## RAW DATA
Begin

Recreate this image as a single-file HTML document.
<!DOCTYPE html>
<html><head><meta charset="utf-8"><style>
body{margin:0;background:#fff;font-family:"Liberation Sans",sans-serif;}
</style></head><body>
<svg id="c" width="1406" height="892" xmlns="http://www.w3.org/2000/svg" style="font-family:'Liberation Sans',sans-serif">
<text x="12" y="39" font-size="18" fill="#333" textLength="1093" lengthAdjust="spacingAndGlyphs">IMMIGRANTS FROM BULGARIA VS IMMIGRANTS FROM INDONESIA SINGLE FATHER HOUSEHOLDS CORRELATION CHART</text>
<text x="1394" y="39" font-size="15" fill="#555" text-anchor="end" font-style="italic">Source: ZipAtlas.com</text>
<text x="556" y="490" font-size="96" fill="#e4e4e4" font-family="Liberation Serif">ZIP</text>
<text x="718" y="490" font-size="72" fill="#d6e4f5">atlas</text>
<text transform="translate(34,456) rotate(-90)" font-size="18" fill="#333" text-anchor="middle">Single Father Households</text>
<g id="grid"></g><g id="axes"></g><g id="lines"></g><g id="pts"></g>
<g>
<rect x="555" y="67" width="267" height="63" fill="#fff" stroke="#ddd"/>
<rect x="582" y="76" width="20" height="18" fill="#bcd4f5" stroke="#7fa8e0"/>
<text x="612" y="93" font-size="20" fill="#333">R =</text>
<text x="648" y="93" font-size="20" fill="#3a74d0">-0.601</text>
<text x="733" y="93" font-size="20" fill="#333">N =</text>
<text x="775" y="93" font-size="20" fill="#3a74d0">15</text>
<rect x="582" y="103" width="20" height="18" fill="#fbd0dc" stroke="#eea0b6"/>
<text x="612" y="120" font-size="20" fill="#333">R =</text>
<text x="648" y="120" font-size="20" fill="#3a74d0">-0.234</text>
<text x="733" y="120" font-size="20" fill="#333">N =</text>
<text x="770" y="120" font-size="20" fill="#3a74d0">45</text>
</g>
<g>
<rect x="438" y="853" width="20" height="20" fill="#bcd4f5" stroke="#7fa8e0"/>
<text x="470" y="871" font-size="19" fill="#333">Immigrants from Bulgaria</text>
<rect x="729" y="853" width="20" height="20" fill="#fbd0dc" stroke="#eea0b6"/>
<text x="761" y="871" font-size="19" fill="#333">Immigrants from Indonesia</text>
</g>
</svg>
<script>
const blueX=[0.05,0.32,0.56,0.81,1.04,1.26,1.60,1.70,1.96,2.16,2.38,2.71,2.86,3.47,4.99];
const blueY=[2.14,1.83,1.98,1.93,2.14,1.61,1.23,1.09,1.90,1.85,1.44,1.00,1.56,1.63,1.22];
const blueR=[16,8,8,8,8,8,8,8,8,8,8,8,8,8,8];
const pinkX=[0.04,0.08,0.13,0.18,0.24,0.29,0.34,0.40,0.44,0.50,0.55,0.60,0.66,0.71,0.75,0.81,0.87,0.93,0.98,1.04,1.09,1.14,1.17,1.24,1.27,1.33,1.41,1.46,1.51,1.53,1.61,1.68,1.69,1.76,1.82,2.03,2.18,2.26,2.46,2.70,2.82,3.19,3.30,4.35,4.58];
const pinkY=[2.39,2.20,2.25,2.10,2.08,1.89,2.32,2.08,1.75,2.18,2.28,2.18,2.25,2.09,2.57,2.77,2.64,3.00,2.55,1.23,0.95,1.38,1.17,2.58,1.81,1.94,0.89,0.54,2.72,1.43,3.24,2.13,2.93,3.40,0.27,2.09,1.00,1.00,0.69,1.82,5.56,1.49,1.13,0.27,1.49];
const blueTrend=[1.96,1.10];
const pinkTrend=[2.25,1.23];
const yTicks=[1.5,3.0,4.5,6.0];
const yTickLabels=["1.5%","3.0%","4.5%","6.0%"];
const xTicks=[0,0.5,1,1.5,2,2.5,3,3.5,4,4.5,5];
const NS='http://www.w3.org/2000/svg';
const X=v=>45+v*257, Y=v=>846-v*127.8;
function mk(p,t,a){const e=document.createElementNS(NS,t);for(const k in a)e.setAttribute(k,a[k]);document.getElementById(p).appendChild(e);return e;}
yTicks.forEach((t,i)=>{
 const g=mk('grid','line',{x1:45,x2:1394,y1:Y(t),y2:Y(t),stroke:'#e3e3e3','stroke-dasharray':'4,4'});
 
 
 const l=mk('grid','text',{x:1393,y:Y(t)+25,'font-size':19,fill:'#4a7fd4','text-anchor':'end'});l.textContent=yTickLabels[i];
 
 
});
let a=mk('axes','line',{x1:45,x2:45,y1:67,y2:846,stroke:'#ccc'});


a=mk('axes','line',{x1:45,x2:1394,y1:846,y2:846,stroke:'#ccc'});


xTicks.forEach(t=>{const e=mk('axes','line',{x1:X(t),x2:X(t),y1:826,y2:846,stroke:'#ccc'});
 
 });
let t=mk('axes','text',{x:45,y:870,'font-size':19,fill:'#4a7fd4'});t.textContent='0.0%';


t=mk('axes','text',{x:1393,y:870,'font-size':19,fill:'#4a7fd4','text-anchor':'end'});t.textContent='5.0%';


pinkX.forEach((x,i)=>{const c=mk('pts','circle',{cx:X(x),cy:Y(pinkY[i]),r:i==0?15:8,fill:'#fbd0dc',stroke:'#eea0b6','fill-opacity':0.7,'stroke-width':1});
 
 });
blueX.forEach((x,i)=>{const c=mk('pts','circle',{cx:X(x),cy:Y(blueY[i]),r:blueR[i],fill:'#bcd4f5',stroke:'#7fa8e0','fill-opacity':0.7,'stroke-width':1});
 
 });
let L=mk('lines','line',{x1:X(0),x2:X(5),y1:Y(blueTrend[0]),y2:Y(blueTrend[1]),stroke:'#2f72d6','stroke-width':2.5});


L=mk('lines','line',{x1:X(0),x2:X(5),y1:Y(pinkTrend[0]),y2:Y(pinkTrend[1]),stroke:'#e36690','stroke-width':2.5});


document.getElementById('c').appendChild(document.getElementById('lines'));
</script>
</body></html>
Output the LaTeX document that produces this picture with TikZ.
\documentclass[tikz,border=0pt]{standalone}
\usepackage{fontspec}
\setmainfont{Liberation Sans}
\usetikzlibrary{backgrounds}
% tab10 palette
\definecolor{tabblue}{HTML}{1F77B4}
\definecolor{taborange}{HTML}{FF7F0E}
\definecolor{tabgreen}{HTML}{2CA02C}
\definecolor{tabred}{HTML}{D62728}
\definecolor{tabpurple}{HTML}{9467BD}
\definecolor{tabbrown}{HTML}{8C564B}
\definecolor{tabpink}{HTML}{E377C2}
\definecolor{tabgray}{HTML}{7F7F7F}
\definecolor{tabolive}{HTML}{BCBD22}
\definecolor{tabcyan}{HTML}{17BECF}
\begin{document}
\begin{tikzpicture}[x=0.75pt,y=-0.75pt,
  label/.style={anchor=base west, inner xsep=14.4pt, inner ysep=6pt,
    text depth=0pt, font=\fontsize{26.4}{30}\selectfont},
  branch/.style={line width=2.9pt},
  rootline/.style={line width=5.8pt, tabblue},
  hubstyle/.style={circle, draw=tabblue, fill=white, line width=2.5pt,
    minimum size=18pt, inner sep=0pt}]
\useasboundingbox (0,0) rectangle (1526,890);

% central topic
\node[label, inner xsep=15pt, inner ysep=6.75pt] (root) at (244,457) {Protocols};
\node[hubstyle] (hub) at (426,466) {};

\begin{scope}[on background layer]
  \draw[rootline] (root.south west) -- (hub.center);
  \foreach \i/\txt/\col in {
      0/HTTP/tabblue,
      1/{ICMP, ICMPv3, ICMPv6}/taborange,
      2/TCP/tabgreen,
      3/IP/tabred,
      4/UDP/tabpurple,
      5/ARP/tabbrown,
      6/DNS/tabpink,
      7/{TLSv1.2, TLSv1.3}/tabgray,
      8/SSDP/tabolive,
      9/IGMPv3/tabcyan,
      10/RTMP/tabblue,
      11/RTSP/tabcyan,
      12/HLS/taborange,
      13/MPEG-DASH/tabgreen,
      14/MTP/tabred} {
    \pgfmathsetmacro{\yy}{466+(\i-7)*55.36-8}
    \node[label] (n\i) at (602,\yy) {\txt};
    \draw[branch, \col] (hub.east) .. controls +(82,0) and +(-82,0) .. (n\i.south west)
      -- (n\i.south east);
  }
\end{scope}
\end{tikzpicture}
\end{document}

End

## TASK GOAL
Each line from the line with "Output the LaTeX" to the line with "(hub) at (426,466)" is to be echoed exactly; both boundary lines are included, and nothing else is to be output.

## FINAL RESULT
Output the LaTeX document that produces this picture with TikZ.
\documentclass[tikz,border=0pt]{standalone}
\usepackage{fontspec}
\setmainfont{Liberation Sans}
\usetikzlibrary{backgrounds}
% tab10 palette
\definecolor{tabblue}{HTML}{1F77B4}
\definecolor{taborange}{HTML}{FF7F0E}
\definecolor{tabgreen}{HTML}{2CA02C}
\definecolor{tabred}{HTML}{D62728}
\definecolor{tabpurple}{HTML}{9467BD}
\definecolor{tabbrown}{HTML}{8C564B}
\definecolor{tabpink}{HTML}{E377C2}
\definecolor{tabgray}{HTML}{7F7F7F}
\definecolor{tabolive}{HTML}{BCBD22}
\definecolor{tabcyan}{HTML}{17BECF}
\begin{document}
\begin{tikzpicture}[x=0.75pt,y=-0.75pt,
  label/.style={anchor=base west, inner xsep=14.4pt, inner ysep=6pt,
    text depth=0pt, font=\fontsize{26.4}{30}\selectfont},
  branch/.style={line width=2.9pt},
  rootline/.style={line width=5.8pt, tabblue},
  hubstyle/.style={circle, draw=tabblue, fill=white, line width=2.5pt,
    minimum size=18pt, inner sep=0pt}]
\useasboundingbox (0,0) rectangle (1526,890);

% central topic
\node[label, inner xsep=15pt, inner ysep=6.75pt] (root) at (244,457) {Protocols};
\node[hubstyle] (hub) at (426,466) {};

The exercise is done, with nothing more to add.